# 50/38/12 Tri-Blend Regular Short sleeve Tshirt



## Broly (Apr 26, 2013)

I believe this would be the right place to post this. Does anyone know where I could buy blank Tri-Blend (50/38/12 no singles or anything like that) regular short sleeve T-shirts? Here is an example of one I bought from Pac'sun a while back and they sell them on their website. 

I would love the same exact type but blank for working out in since they are so comfortable. I ordered from Amazon, top dog gear, top outfitters, American apparel, and so on and ever went as far as contacting some businesses like "customink" to order some. 

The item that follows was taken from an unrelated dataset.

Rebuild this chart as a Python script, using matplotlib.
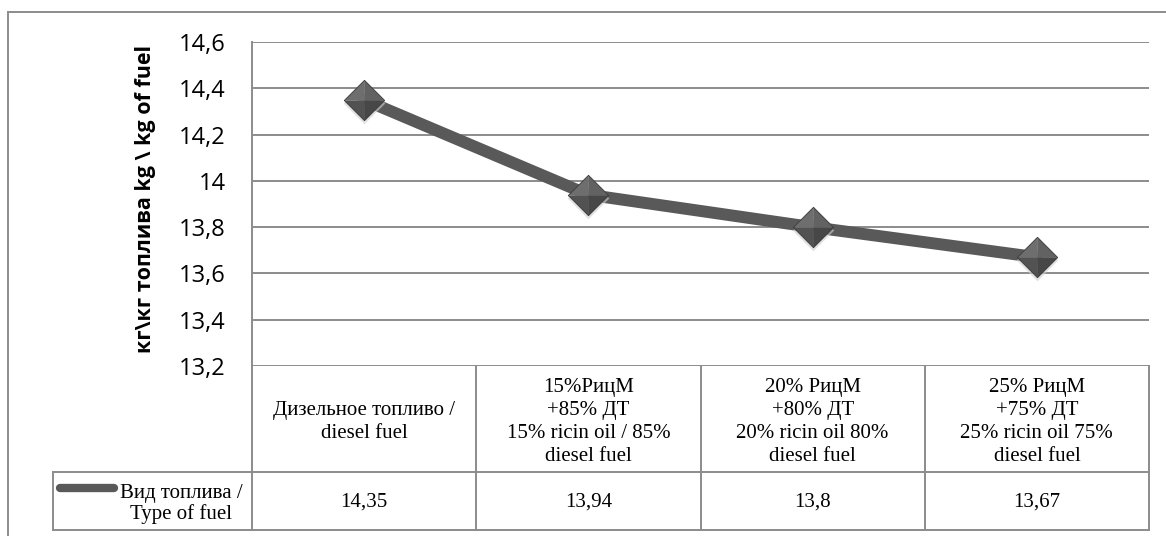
import matplotlib
matplotlib.use("Agg")
import matplotlib.pyplot as plt
from matplotlib.lines import Line2D
from matplotlib.patches import Rectangle
from matplotlib.ticker import FixedLocator, FuncFormatter
from matplotlib.transforms import blended_transform_factory

# data
categories = [
    "Дизельное топливо /\ndiesel fuel",
    "15%РицМ\n+85% ДТ\n15% ricin oil / 85%\ndiesel fuel",
    "20% РицМ\n+80% ДТ\n20% ricin oil 80%\ndiesel fuel",
    "25% РицМ\n+75% ДТ\n25% ricin oil 75%\ndiesel fuel",
]
values = [14.35, 13.94, 13.8, 13.67]
series_name = "Вид топлива /\nType of fuel"
y_label = "кг\\кг топлива kg \\ kg of fuel"
y_ticks = [13.2, 13.4, 13.6, 13.8, 14.0, 14.2, 14.4, 14.6]

W, H = 1166, 536
GRID = "#8c8c8c"
LINE = "#595959"


def fy(py):
    return 1 - py / H


def comma(v):
    return f"{v:g}".replace(".", ",")


fig = plt.figure(figsize=(W / 100, H / 100), dpi=100)
fig.patch.set_facecolor("white")

# outer chart frame (right / bottom edges fall outside the image)
fig.add_artist(Rectangle((8 / W, -0.2), 1.5, fy(12) + 0.2, transform=fig.transFigure,
                         fill=False, edgecolor=GRID, linewidth=1.4))

ax = fig.add_axes([252 / W, fy(366), 897 / W, 324 / H])
ax.set_xlim(-0.5, len(values) - 0.5)
ax.set_ylim(y_ticks[0], y_ticks[-1])
ax.yaxis.set_major_locator(FixedLocator(y_ticks))
ax.yaxis.set_major_formatter(FuncFormatter(lambda v, p: comma(round(v, 1))))
ax.set_xticks([])
ax.tick_params(axis="y", length=0, pad=19, labelsize=17)
for lab in ax.get_yticklabels():
    lab.set_fontfamily("Open Sans")
ax.grid(axis="y", color=GRID, linewidth=1.4)
for s in ["top", "right", "bottom"]:
    ax.spines[s].set_visible(False)
ax.spines["left"].set_color(GRID)
ax.spines["left"].set_linewidth(1.4)

x = list(range(len(values)))
ax.plot(x, values, color=LINE, linewidth=8.6, solid_joinstyle="round",
        solid_capstyle="round", zorder=3)

# pyramid-style diamond markers built from four shaded facets
facets = [
    ([(-1, 0), (0, 1), (0, 0)], "#6e6e6e"),
    ([(0, 1), (1, 0), (0, 0)], "#626262"),
    ([(-1, 0), (0, -1), (0, 0)], "#525252"),
    ([(1, 0), (0, -1), (0, 0)], "#474747"),
]
ax.plot(x, [v - 0.012 for v in values], linestyle="none", marker=[(-1, 0), (0, 1), (1, 0), (0, -1)],
        markersize=30, color="#cfcfcf", markeredgewidth=0, alpha=0.6, zorder=4)
for verts, col in facets:
    ax.plot(x, values, linestyle="none", marker=verts, markersize=29,
            markerfacecolor=col, markeredgecolor=col, markeredgewidth=0.3, zorder=5)
ax.plot(x, values, linestyle="none", marker=[(-1, 0), (0, 1), (1, 0), (0, -1), (-1, 0)],
        markersize=29, markerfacecolor="none", markeredgecolor="#3c3c3c",
        markeredgewidth=0.6, zorder=6)

fig.text(146 / W, fy(199), y_label, rotation=90, ha="center", va="center",
         fontsize=15.5, fontweight="bold", fontfamily="Open Sans", color="black")

# data table under the plot
tr = blended_transform_factory(ax.transData, fig.transFigure)
serif = "Liberation Serif"
row_top, row_mid, row_bot = 366, 472, 530
lw = 1.4

def hline(x0, x1, py, transform):
    fig.add_artist(Line2D([x0, x1], [fy(py), fy(py)], transform=transform,
                          color=GRID, linewidth=lw))

def vline(xv, py0, py1, transform):
    fig.add_artist(Line2D([xv, xv], [fy(py0), fy(py1)], transform=transform,
                          color=GRID, linewidth=lw))

n = len(values)
hline(-0.5, n - 0.5, row_mid, tr)
hline(-0.5, n - 0.5, row_bot, tr)
hline(53 / W, 252 / W, row_mid, fig.transFigure)
hline(53 / W, 252 / W, row_bot, fig.transFigure)
vline(53 / W, row_mid, row_bot, fig.transFigure)
for i in range(n + 1):
    vline(i - 0.5, row_top, row_bot, tr)

for i, (cat, v) in enumerate(zip(categories, values)):
    fig.text(i, fy((row_top + row_mid) / 2 + 3), cat, transform=tr, ha="center",
             va="center", fontsize=15, fontfamily=serif, linespacing=1.3)
    fig.text(i, fy((row_mid + row_bot) / 2 + 1), comma(v), transform=tr, ha="center",
             va="center", fontsize=15, fontfamily=serif)

# legend key inside the series row
fig.add_artist(Line2D([60 / W, 114 / W], [fy(488), fy(488)], transform=fig.transFigure,
                      color=LINE, linewidth=6, solid_capstyle="round"))
fig.text(181 / W, fy(504), series_name, ha="center", va="center", fontsize=15,
         fontfamily=serif, linespacing=1.1)

fig.savefig("out.png", dpi=100, facecolor="white")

However, even though the sites say they are 50/38/12 they are "50/38/12, 30 singles" and when I received them they are 50/25/25 and I have no clue if the 30 singles change that. The 50/25/25 are nice but way to tight for my taste. Would anyone know where I could purchase these types of shirts that are exactly like this these--> 


1.) Men's Volcom T Shirt Tee Navy Heather Logo New Surf Skate Small s Tri Blend | eBay
or
2.) Hurley Icon Slash Tee at PacSun.com

I would hate to workout in clothes that are not really meant for the gym. Thanks for any help possible!


----------



## priusjames (Apr 27, 2013)

I'm intrigued by the very detailed specification, got curious and checked around.

I found them in long sleeve and ladies short sleeve (and long sleeve hoodies), but not men's short sleeve.

Now I want some!

Good luck...


----------



## Broly (Apr 26, 2013)

Its an entirely different shirt going from 50/38/12 to 50/25/25. The 50/38/12 drapes and is extremely durable and great because it does maintain shape but allows for a lot of movement. This is the holy grail of workout shirts. I just need to find who manufactures such great shirts blank!


----------